_What you need to do_
In the data, extract each line that holds the string "chart".

_Stored records_
* * * *

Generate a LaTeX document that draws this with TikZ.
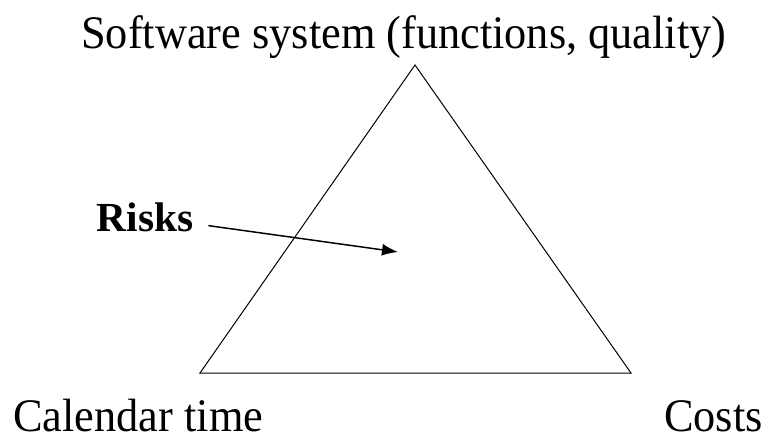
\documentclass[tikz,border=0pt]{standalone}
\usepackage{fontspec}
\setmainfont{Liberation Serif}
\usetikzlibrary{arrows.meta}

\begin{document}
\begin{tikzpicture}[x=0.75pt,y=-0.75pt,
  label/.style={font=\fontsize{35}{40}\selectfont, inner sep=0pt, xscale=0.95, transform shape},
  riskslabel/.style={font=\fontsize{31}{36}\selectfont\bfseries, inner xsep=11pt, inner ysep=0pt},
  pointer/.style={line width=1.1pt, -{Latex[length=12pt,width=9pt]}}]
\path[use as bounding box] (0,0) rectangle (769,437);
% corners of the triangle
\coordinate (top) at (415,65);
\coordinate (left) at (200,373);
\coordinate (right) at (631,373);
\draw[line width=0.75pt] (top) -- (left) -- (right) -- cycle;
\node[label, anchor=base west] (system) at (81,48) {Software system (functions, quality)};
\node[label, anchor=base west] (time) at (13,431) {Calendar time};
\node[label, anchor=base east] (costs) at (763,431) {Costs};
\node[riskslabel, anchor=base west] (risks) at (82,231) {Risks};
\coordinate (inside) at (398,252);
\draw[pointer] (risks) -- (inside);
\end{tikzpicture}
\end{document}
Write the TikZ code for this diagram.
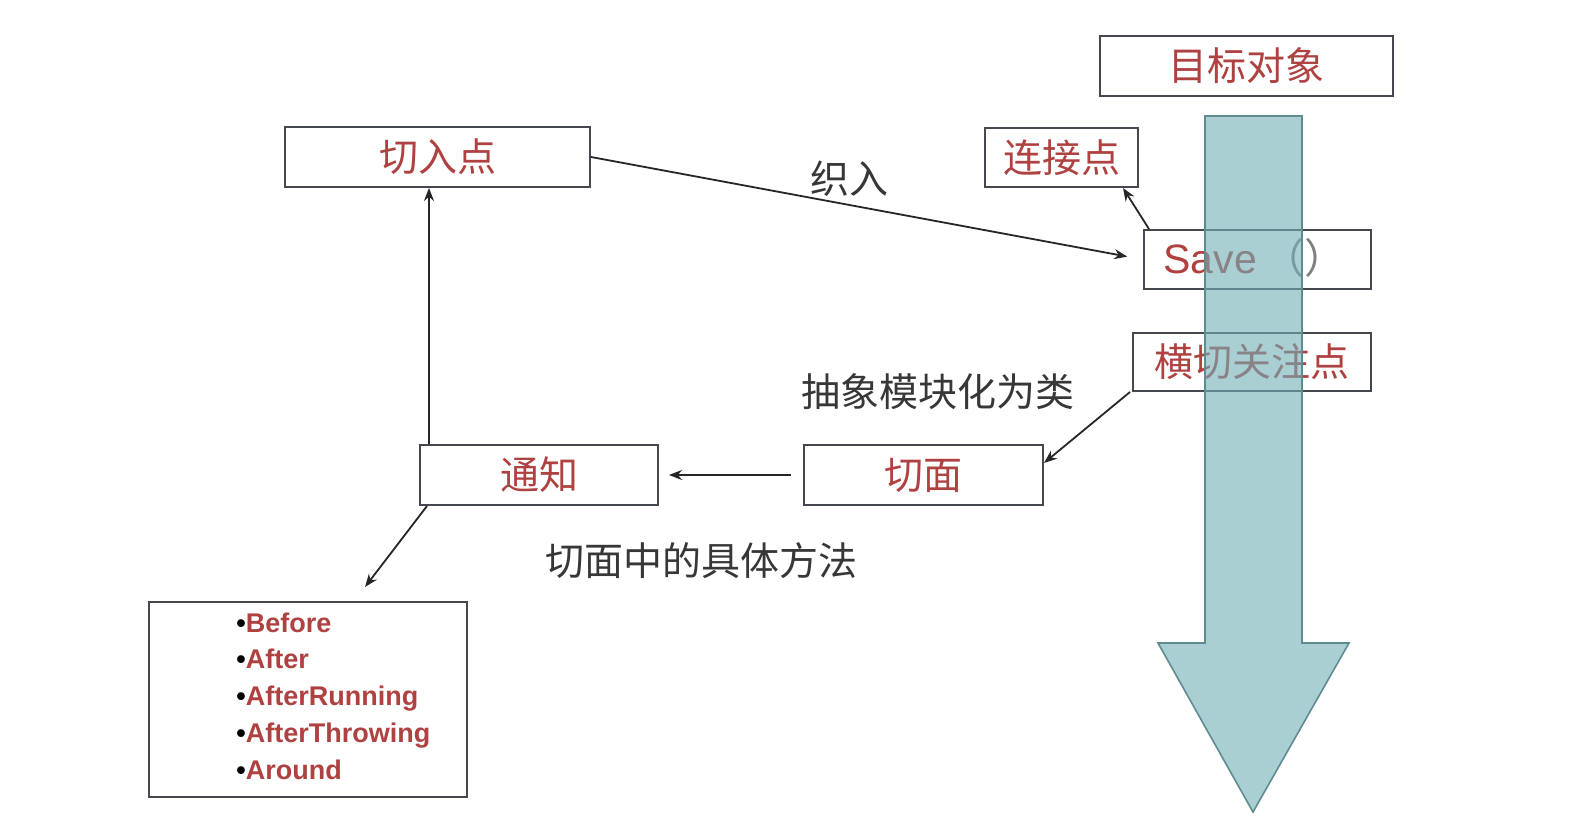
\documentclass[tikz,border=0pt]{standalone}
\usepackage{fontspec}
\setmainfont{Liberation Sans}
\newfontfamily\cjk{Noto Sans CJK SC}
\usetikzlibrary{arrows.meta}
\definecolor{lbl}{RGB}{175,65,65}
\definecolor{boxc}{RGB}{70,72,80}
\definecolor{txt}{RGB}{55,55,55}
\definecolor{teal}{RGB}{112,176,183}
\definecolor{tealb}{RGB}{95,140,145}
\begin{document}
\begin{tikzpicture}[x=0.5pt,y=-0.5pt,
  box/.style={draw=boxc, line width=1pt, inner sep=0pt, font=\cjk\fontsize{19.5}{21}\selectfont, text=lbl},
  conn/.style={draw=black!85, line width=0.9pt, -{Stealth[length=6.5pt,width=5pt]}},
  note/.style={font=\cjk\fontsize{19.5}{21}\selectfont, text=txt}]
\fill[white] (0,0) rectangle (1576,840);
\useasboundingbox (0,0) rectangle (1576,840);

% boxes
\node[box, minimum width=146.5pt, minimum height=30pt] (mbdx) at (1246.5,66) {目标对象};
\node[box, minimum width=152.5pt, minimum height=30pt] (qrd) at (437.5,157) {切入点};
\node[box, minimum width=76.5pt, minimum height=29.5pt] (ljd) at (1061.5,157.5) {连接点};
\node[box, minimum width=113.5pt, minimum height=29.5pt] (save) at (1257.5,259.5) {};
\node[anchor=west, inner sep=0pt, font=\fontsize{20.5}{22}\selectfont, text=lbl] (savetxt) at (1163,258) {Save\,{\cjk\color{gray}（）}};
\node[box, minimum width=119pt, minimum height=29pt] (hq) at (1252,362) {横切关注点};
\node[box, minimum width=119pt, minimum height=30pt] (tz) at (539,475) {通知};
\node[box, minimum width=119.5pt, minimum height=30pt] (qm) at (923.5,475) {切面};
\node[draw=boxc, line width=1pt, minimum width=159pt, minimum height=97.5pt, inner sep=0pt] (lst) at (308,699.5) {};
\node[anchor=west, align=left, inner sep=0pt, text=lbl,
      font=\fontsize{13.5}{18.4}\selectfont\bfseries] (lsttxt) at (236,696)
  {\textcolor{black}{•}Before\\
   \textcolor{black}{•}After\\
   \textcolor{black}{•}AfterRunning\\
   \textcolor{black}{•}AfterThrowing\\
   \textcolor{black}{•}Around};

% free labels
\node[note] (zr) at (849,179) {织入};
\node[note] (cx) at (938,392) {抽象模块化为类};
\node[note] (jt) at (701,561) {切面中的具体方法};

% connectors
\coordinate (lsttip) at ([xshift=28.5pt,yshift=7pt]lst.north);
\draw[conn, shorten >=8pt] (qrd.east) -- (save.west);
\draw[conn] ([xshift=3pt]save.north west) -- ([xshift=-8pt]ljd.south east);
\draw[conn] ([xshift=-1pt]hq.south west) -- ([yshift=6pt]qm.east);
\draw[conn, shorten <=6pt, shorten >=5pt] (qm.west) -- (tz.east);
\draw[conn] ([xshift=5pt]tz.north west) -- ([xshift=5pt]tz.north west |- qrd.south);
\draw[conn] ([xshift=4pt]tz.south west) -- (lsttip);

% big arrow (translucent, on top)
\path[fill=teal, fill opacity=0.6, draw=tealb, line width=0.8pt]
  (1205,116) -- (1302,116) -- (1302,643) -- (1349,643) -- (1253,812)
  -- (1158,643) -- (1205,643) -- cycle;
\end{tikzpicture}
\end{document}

* * * *

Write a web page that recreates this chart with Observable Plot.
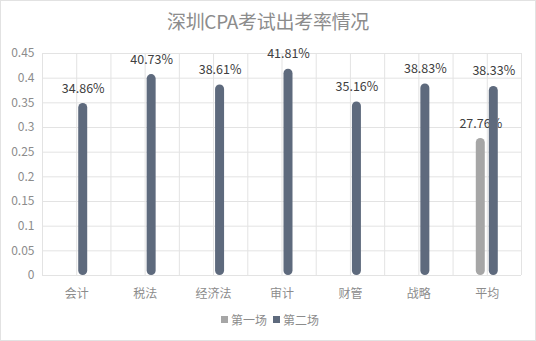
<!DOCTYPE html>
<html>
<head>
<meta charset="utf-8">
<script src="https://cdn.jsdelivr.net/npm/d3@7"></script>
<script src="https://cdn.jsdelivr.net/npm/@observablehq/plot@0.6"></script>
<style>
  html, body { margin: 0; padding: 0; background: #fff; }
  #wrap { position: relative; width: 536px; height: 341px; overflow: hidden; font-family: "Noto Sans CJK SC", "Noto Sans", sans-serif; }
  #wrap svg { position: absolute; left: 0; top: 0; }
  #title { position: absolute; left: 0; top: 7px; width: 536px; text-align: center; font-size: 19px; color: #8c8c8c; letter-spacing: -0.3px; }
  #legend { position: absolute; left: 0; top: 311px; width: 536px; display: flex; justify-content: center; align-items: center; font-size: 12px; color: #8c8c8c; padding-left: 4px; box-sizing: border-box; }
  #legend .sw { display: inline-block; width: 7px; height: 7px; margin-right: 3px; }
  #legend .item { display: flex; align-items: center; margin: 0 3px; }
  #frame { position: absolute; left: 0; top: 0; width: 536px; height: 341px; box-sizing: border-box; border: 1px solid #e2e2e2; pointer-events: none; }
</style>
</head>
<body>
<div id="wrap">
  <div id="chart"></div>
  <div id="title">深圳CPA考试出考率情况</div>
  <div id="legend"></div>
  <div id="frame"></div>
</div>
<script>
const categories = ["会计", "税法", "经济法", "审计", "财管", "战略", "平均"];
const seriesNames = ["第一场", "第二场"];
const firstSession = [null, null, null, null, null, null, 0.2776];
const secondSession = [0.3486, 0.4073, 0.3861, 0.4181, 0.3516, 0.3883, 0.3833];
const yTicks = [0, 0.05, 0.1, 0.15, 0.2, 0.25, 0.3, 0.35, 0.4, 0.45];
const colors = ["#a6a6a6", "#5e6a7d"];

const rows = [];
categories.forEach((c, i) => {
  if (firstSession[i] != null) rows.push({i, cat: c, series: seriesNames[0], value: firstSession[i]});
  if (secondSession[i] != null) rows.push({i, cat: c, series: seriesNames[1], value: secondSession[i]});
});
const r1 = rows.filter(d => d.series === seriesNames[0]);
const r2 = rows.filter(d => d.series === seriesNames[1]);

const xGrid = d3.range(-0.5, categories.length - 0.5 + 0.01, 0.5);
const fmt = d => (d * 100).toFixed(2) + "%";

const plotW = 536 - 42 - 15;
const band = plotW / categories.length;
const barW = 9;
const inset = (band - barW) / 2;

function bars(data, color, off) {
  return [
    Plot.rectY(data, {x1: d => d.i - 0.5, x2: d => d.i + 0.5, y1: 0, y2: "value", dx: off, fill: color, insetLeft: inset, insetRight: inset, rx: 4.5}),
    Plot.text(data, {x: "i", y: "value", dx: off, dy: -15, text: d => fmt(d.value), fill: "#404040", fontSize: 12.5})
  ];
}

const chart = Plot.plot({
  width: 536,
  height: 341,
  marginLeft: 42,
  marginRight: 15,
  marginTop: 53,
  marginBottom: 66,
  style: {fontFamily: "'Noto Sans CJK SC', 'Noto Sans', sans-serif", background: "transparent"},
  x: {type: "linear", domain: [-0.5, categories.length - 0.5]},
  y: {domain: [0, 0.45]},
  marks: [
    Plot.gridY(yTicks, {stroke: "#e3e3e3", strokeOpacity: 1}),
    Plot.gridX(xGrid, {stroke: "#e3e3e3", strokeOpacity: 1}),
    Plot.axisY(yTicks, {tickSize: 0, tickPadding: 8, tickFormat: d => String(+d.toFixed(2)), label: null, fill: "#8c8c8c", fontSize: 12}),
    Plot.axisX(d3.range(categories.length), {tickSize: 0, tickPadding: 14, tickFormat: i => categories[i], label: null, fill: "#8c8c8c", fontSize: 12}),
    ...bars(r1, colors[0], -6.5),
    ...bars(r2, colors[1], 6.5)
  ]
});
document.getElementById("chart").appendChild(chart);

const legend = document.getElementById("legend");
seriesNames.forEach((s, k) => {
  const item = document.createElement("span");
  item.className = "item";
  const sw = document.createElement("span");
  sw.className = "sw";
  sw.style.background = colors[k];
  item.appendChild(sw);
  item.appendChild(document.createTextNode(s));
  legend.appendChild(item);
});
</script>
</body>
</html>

* * * *

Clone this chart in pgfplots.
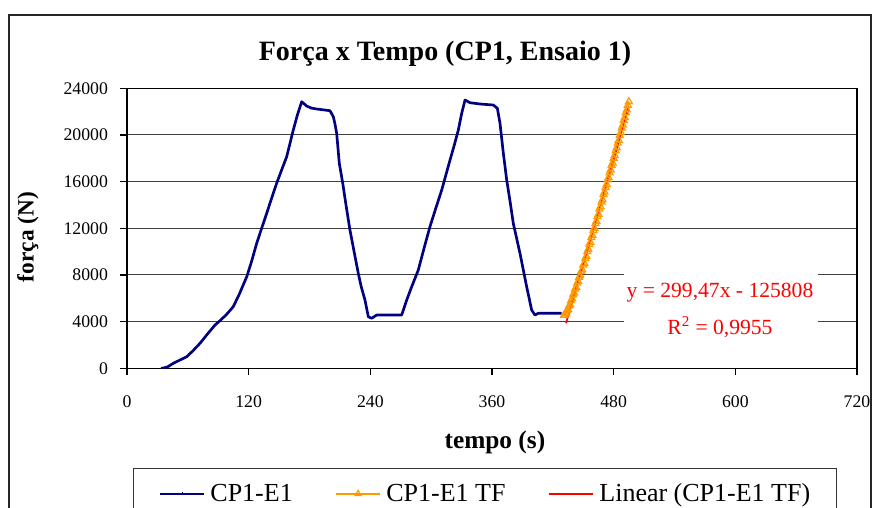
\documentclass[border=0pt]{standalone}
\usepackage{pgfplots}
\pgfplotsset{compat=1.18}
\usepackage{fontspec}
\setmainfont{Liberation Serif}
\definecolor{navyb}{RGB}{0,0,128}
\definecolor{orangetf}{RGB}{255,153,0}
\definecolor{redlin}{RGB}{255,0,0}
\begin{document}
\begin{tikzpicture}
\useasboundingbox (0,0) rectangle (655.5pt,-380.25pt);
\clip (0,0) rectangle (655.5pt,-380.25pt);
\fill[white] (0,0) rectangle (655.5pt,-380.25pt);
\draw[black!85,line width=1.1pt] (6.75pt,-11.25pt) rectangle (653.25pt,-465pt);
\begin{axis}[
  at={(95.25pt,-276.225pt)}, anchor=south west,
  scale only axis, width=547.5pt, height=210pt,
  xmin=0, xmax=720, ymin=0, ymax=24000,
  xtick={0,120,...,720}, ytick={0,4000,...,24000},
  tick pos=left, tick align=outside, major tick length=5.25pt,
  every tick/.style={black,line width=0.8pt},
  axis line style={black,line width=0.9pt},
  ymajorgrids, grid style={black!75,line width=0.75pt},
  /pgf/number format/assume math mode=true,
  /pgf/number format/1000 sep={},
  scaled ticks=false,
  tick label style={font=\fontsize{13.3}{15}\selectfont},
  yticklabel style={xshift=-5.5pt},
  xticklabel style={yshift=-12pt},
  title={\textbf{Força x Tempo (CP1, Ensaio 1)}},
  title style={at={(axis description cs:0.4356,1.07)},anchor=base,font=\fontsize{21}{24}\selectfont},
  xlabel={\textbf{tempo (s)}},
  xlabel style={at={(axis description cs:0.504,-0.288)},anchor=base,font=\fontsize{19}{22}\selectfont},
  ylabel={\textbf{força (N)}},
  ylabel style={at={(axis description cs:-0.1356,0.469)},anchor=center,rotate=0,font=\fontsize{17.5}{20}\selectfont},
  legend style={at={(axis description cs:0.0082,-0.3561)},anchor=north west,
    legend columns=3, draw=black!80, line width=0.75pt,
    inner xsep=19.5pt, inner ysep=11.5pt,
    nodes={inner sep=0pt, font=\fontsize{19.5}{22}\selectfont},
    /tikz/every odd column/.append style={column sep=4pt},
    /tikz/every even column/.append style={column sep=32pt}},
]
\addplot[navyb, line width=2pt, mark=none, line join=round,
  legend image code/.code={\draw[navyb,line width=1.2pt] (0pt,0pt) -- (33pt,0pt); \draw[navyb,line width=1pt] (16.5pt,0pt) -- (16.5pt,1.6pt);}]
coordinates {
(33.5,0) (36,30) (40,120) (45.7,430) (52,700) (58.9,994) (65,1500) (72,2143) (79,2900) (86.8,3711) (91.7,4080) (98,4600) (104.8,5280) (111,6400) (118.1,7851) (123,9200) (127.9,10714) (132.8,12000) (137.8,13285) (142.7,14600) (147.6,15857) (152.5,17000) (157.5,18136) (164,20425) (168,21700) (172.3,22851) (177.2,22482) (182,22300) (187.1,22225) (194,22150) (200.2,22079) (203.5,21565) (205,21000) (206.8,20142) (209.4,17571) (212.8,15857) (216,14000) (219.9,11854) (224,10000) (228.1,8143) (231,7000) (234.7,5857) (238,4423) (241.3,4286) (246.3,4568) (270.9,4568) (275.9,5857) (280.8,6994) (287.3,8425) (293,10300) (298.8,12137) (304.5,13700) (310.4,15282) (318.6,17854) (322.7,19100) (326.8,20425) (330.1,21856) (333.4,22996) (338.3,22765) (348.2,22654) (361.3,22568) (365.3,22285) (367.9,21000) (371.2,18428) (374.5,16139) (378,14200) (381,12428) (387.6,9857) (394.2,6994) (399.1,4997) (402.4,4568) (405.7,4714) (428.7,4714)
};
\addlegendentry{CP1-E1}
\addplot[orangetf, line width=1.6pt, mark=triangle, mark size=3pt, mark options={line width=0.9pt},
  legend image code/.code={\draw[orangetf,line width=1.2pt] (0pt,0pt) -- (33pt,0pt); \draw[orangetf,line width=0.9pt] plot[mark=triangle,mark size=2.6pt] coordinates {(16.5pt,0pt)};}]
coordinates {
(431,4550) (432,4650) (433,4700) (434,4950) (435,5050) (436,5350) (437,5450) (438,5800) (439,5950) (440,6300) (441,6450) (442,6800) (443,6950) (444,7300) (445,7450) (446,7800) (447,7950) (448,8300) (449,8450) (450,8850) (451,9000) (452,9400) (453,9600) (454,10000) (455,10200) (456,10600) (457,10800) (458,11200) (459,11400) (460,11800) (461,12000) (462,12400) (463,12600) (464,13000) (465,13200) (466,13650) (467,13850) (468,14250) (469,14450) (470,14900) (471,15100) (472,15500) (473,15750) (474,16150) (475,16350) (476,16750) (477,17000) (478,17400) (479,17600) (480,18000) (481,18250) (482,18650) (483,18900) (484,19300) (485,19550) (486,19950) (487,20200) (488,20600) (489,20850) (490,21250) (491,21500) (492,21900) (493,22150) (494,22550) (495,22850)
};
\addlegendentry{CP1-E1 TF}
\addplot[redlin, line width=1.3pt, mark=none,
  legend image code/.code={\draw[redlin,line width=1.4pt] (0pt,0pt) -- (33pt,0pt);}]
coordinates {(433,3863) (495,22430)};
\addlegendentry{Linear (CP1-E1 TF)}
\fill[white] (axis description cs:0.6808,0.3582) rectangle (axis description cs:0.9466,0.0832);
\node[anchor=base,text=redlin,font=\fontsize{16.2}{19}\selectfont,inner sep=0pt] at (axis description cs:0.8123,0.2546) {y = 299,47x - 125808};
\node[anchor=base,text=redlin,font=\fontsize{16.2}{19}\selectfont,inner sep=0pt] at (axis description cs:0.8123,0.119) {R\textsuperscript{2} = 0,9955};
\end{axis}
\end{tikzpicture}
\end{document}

* * * *

_Result below_
Write a web page that recreates this chart with Observable Plot.
  <div id="chart"></div>
const chart = Plot.plot({
document.getElementById("chart").appendChild(chart);
Clone this chart in pgfplots.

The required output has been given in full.